Tom Waits disait de Jarmusch qu’il puisait son sentiment d’étrangeté dans ses cheveux, qui ont blanchi dès l’âge de 15 ans. Deux ans plus tard, à 17 ans, à quelques miles de chez lui, quatre jeunes manifestants étaient tués par la police, à l’université de Kent State. Neil Young, à qui il consacrerait son premier documentaire musical, en 1997, en tira une chanson fameuse ; de cette fusillade, Jarmusch gardera « une rage chevillée au corps, à vie ».
Lunettes satinées sur crinière platinée, l’ex-indie kid partage son temps entre New York et les Catskill Mountains, où il goûte, à 63 ans révolus, la compagnie des ours, des biches et des mouffettes. Il cite William Carlos Williams : « No idea but in things » – toute idée vient des choses. Un pragmatisme qui le fait se réjouir d’être désormais distribué et coproduit par Amazon, et de tourner en numérique depuis 2013 : « En dosant les filtres de densité neutre, en désaturant les couleurs, en violaçant certains noirs, on obtient des résultats satisfaisants. »

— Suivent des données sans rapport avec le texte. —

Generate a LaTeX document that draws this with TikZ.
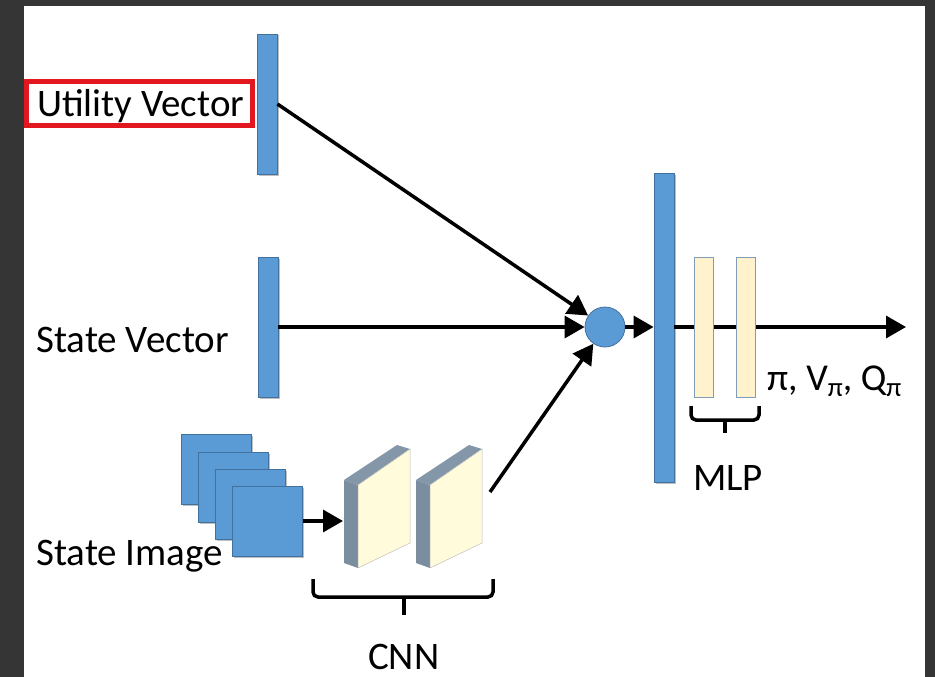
\documentclass[tikz,border=0pt]{standalone}
\usepackage{fontspec}
\setmainfont{Carlito}
\usetikzlibrary{arrows.meta,shadows}
\definecolor{bgdark}{HTML}{353535}
\definecolor{barblue}{HTML}{5B9BD5}
\definecolor{barline}{HTML}{41719C}
\definecolor{mlpfill}{HTML}{FFF2CC}
\definecolor{mlpline}{HTML}{7F9DB9}
\definecolor{slabfront}{HTML}{FFFBDB}
\definecolor{slabside}{HTML}{7A8EA0}
\definecolor{slabtop}{HTML}{8397A8}
\definecolor{redbox}{HTML}{E3171F}
\begin{document}
\begin{tikzpicture}[x=1pt,y=-1pt,
  bar/.style={rectangle, draw=barline, fill=barblue, line width=0.8pt, inner sep=0pt,
    minimum width=20pt, drop shadow={shadow xshift=1.5pt, shadow yshift=-1.5pt, opacity=0.25, fill=black}},
  sq/.style={rectangle, draw=barline, fill=barblue, line width=0.8pt, inner sep=0pt,
    minimum size=70pt, drop shadow={shadow xshift=1.5pt, shadow yshift=-1.5pt, opacity=0.25, fill=black}},
  mlpbar/.style={rectangle, draw=mlpline, fill=mlpfill, line width=0.8pt, inner sep=0pt,
    minimum width=19pt, minimum height=140pt},
  arr/.style={line width=3.5pt, -{Triangle[length=20pt,width=22pt]}},
  lbl/.style={font=\fontsize{39}{45}\selectfont, inner sep=0pt, anchor=base west},
  bracepath/.style={line width=3.5pt, rounded corners=5pt},
  slabf/.style={fill=slabfront, draw=black!25, line width=0.5pt},
  slabs/.style={fill=slabside},
  slabt/.style={fill=slabtop}
]
\fill[bgdark] (0,0) rectangle (935,677);
\fill[white] (24,6) rectangle (925,677);
\useasboundingbox (0,0) rectangle (935,677);

% labels
\node[lbl] (tu) at (37,117) {Utility Vector};
\draw[redbox, line width=5pt] (26.5,81.5) rectangle (252.5,125.5);
\node[lbl] (ts) at (36,352) {State Vector};
\node[lbl] (ti) at (36,565) {State Image};
\node[lbl] (tc) at (368,669) {CNN};
\node[lbl] (tm) at (693,490) {MLP};
\node[lbl, font=\fontsize{38}{44}\selectfont] (tp) at (767,390)
  {π, V\raisebox{-0.35ex}{\fontsize{27}{30}\selectfont π}, Q\raisebox{-0.35ex}{\fontsize{27}{30}\selectfont π}};

% vectors
\node[bar, minimum height=140pt] (ub) at (267,104) {};
\node[bar, minimum height=140pt] (sb) at (268,327) {};
\node[bar, minimum height=309pt] (bb) at (664,327.5) {};
\node[circle, draw=barline, fill=barblue, line width=0.8pt, minimum size=40pt, inner sep=0pt] (c) at (605,327) {};

% image stack
\node[sq] (q1) at (216,469) {};
\node[sq] (q2) at (233,487) {};
\node[sq] (q3) at (250,504) {};
\node[sq] (q4) at (267.5,521) {};

% CNN slabs
\foreach \dx in {0,72}{
  \begin{scope}[xshift=\dx]
    \fill[slabs] (344,480) -- (358,485) -- (358,568) -- (344,563) -- cycle;
    \fill[slabt] (344,480) -- (397,445) -- (410,449) -- (358,485) -- cycle;
    \draw[slabf] (358,485) -- (410,449) -- (410,543) -- (358,568) -- cycle;
  \end{scope}
}
\coordinate (s1in) at (343,521);
\coordinate (cnnout) at (490,492);
\coordinate (out) at (906,327);

% connectors
\draw[arr] (ub.east) -- (c);
\draw[arr] (sb.east) -- (c);
\draw[arr] (cnnout) -- (c);
\draw[arr] (q4.east |- s1in) -- (s1in);
\draw[arr] (c.east) -- (c -| bb.west);
\draw[arr] (bb.east |- c) -- (out);

% MLP bars
\node[mlpbar] (m1) at (703.5,327) {};
\node[mlpbar] (m2) at (746,327) {};

% braces
\draw[bracepath] (313,579) -- (313,597) -- (493,597) -- (493,579);
\draw[line width=3.5pt] (404,597) -- (404,615);
\draw[bracepath] (691,406) -- (691,420) -- (759,420) -- (759,406);
\draw[line width=3.5pt] (725,420) -- (725,433);
\end{tikzpicture}
\end{document}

Sur son visage passe une lueur enfantine. Une heure auparavant, il montait les marches avec Iggy. Synchrones, les deux compères dressaient leurs majeurs en direction des flashs des photographes, comme autant de tiges incandescentes. Allumeurs allumés ? Bientôt, les gazettes titreraient, en lettres de feu : « Jim Jarmusch et Iggy Pop embrasent le Festival. » Il en va ainsi des allumettes : petits brins, gros effets.